┌──

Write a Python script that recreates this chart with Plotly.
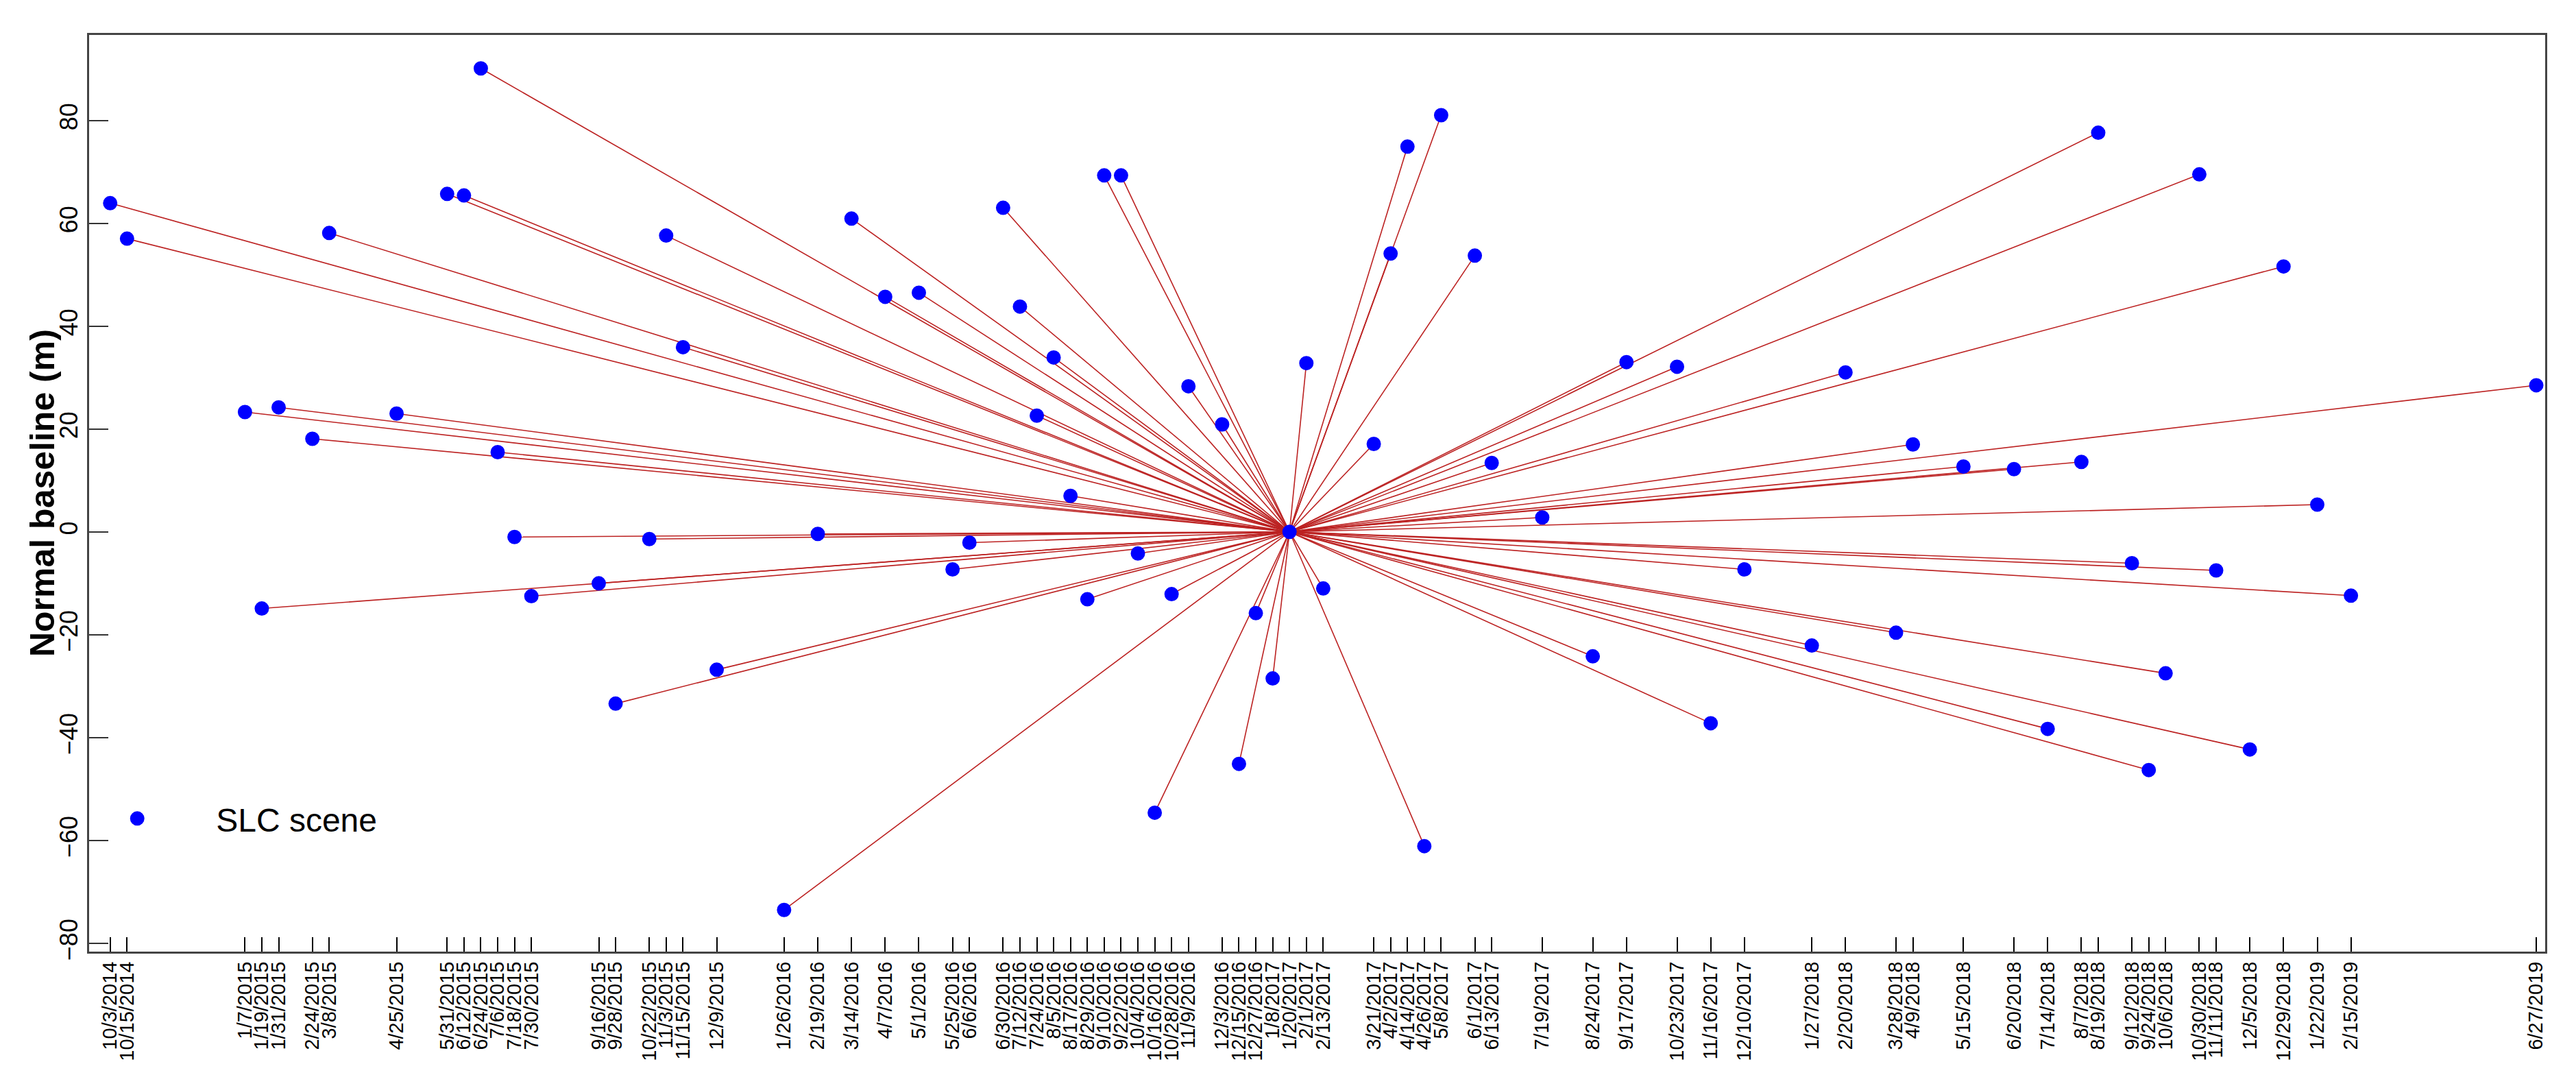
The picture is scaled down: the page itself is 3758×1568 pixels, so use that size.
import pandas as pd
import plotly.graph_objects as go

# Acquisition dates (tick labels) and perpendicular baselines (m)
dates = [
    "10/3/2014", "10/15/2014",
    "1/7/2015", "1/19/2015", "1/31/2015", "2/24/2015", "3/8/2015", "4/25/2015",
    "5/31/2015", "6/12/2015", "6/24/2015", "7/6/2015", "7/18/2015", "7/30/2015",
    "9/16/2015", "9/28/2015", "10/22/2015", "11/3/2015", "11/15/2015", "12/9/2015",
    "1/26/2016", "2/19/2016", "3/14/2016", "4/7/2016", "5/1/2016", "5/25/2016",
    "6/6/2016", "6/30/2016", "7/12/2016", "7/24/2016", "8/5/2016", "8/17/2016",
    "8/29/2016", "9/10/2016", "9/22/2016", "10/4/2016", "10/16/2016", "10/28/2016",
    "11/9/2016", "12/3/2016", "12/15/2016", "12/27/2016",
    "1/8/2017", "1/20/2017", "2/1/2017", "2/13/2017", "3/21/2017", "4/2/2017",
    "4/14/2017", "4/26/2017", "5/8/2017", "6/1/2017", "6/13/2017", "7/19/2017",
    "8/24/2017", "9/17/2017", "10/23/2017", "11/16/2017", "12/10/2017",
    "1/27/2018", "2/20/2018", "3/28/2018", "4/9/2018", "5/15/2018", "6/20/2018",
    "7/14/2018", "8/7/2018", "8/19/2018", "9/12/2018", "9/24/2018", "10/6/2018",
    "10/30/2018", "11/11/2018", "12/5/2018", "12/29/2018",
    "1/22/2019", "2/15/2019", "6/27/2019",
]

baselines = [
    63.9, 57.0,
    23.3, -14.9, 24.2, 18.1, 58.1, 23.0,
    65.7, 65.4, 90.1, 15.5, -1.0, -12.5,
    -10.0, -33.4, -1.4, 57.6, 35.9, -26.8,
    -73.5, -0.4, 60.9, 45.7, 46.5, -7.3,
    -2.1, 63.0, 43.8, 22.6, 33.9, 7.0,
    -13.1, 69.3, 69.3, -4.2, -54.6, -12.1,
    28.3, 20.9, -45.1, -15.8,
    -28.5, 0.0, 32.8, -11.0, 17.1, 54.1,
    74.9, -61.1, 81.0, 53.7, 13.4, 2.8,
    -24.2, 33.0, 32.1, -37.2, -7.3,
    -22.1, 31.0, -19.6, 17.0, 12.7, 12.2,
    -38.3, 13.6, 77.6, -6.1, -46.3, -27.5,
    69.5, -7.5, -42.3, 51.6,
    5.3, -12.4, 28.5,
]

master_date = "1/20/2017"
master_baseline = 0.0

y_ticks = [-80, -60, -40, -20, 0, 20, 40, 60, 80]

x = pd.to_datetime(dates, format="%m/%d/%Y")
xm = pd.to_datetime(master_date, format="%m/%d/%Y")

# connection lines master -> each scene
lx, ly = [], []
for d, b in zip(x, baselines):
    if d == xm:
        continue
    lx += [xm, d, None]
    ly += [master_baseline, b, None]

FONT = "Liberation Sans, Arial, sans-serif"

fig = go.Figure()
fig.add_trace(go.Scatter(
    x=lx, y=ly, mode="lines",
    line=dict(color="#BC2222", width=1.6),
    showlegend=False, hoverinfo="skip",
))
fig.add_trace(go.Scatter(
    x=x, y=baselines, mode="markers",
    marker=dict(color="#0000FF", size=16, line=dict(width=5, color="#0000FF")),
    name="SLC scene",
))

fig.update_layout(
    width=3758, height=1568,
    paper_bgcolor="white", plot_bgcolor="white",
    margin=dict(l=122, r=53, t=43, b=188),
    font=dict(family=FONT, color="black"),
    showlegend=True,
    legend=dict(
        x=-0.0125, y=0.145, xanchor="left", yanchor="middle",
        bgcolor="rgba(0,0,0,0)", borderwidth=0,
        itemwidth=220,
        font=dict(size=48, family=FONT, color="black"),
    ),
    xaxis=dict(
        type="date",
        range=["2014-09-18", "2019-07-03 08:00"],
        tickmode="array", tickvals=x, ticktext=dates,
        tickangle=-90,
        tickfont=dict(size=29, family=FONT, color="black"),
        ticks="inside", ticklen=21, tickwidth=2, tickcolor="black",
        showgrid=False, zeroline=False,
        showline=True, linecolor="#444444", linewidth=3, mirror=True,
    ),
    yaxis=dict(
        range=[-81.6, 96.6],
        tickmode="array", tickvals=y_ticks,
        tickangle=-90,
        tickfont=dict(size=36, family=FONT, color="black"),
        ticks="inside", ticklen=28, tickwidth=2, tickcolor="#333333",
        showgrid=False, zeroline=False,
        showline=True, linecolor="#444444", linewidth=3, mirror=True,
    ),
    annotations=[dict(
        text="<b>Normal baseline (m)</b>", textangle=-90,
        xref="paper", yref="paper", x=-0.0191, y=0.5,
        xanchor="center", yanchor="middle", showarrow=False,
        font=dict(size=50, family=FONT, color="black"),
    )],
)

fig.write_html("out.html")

└──
┌──

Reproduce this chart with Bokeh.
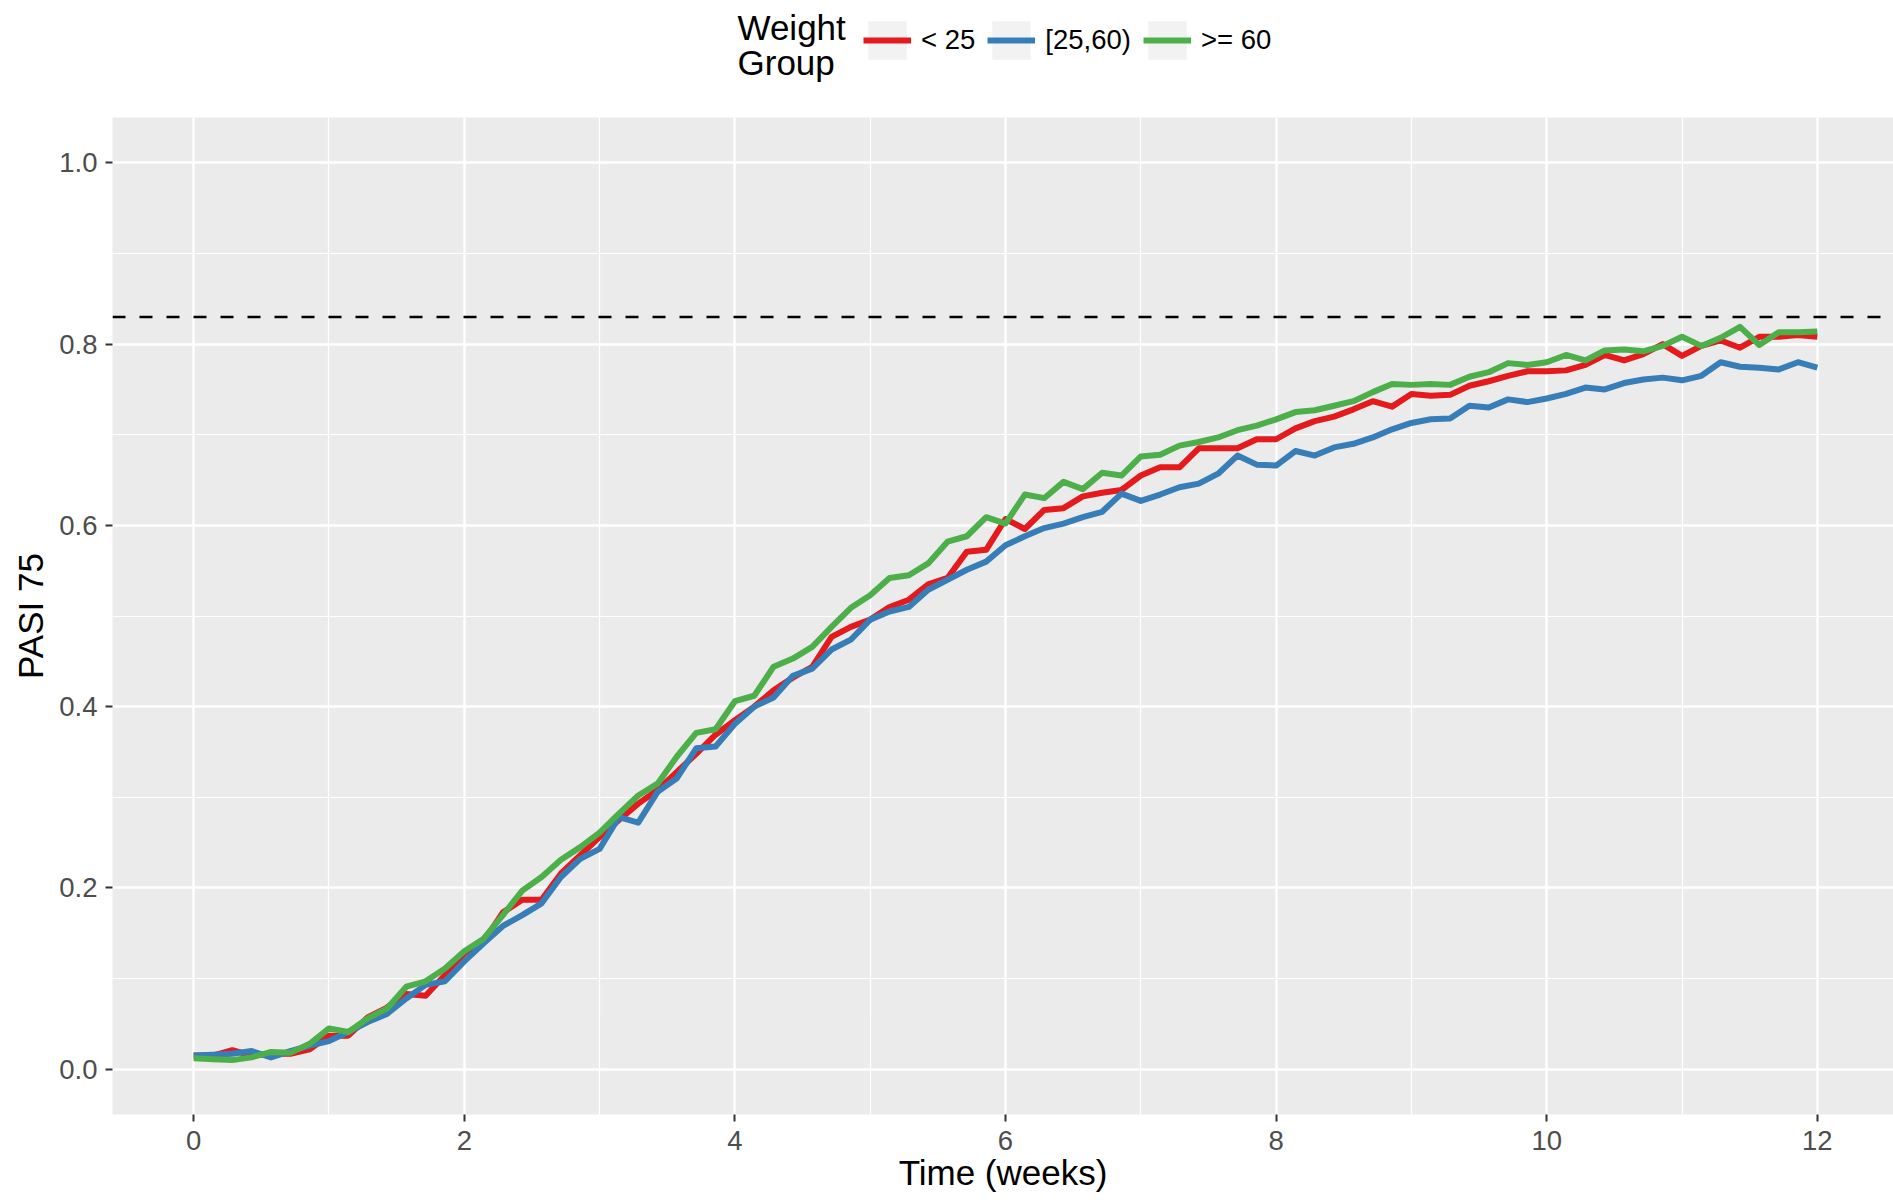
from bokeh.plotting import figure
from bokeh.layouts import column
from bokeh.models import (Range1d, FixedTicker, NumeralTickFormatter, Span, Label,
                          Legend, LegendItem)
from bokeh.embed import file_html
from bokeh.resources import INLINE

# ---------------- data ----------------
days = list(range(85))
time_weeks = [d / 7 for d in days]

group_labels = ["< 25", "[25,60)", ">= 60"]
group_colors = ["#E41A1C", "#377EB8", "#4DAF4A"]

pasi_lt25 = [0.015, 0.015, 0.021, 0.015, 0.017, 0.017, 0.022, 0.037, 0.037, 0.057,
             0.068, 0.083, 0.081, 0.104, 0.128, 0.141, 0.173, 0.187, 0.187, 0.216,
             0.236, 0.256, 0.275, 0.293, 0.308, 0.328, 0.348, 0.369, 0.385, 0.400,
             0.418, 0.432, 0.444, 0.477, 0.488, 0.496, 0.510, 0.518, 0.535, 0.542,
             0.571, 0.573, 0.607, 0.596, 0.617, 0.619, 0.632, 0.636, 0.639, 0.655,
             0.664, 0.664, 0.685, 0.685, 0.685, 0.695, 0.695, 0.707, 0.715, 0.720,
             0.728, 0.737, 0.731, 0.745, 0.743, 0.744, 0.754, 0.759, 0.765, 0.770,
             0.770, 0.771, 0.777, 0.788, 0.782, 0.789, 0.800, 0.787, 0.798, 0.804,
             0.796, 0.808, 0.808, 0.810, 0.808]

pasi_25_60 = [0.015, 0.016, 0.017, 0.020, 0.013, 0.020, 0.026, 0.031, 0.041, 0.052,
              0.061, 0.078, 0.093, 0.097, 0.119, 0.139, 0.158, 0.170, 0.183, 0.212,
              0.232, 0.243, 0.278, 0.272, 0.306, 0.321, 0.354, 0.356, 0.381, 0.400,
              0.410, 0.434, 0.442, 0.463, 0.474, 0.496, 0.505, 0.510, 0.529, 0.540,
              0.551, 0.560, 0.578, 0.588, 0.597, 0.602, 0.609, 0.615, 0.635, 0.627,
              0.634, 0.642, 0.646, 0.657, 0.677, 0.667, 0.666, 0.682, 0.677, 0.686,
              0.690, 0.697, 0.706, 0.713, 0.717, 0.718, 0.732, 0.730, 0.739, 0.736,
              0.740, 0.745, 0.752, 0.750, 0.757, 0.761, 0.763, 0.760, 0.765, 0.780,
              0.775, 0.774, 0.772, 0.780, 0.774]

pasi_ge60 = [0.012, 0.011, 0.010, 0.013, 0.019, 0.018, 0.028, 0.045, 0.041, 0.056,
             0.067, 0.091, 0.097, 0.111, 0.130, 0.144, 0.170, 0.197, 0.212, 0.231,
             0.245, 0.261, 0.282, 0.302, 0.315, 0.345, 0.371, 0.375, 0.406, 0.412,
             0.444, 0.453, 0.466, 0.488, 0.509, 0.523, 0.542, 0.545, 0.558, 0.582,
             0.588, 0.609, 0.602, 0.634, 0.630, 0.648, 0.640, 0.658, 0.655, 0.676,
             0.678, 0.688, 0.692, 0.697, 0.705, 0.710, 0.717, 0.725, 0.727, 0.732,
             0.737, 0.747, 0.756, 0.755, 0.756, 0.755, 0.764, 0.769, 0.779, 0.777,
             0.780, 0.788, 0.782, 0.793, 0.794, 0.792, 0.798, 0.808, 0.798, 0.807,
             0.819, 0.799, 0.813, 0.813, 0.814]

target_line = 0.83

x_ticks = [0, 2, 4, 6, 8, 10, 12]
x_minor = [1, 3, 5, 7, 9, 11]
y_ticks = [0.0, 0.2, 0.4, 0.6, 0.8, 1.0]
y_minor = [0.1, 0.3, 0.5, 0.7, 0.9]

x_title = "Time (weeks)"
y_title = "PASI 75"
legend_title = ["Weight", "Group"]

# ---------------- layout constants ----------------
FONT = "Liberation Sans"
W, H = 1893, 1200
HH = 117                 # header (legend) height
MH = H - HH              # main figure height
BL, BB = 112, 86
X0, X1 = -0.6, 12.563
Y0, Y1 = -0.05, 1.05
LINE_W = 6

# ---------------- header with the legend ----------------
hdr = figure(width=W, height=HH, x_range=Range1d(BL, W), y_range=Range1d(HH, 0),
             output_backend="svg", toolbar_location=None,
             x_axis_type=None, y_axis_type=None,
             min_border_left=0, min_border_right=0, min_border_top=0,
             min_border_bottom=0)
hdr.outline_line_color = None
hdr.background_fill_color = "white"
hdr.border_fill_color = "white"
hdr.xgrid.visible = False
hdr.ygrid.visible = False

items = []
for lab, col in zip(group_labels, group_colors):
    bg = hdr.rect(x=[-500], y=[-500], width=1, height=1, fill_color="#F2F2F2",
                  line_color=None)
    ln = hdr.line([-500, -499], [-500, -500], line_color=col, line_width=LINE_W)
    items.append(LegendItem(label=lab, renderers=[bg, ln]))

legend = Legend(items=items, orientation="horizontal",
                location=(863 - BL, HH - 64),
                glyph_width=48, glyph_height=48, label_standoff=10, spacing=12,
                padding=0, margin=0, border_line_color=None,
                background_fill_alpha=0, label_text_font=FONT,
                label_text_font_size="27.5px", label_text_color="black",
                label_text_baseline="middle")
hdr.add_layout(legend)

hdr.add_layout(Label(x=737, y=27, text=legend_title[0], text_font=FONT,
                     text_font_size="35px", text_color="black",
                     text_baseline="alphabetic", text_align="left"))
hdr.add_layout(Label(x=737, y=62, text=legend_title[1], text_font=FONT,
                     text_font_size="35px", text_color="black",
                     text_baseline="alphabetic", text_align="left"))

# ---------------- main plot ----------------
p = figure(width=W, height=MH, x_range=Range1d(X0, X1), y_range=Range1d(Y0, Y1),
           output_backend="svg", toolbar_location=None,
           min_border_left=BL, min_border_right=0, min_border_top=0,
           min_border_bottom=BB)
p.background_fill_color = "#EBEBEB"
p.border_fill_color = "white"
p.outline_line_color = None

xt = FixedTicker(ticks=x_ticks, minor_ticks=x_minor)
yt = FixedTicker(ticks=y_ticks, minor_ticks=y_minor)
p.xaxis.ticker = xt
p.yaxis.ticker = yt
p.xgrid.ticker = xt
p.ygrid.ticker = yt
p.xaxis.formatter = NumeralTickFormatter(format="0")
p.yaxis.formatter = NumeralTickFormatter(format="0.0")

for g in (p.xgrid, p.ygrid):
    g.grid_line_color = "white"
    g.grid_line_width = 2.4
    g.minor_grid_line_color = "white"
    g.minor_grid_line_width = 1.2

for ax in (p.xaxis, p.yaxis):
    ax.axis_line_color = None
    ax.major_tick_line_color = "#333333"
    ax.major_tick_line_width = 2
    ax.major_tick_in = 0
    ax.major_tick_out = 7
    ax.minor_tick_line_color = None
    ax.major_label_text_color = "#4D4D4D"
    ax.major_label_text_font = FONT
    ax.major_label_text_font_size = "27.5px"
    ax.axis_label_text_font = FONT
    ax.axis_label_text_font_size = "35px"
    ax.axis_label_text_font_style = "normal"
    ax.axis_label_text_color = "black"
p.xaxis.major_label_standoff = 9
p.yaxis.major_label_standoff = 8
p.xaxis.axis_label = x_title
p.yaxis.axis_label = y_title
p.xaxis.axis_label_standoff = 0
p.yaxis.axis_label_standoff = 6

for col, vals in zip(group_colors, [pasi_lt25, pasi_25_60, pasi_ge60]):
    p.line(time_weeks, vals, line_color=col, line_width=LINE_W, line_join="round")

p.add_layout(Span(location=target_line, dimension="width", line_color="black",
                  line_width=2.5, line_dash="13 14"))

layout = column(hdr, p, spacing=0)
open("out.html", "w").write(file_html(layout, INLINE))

└──

## Goal
Of the lines above, copy only those from the one holding "Write a Python" to the one holding "import plotly.graph_objects as go", both included, and exclude every image.

## Task answer
Write a Python script that recreates this chart with Plotly.
The picture is scaled down: the page itself is 3758×1568 pixels, so use that size.
import pandas as pd
import plotly.graph_objects as go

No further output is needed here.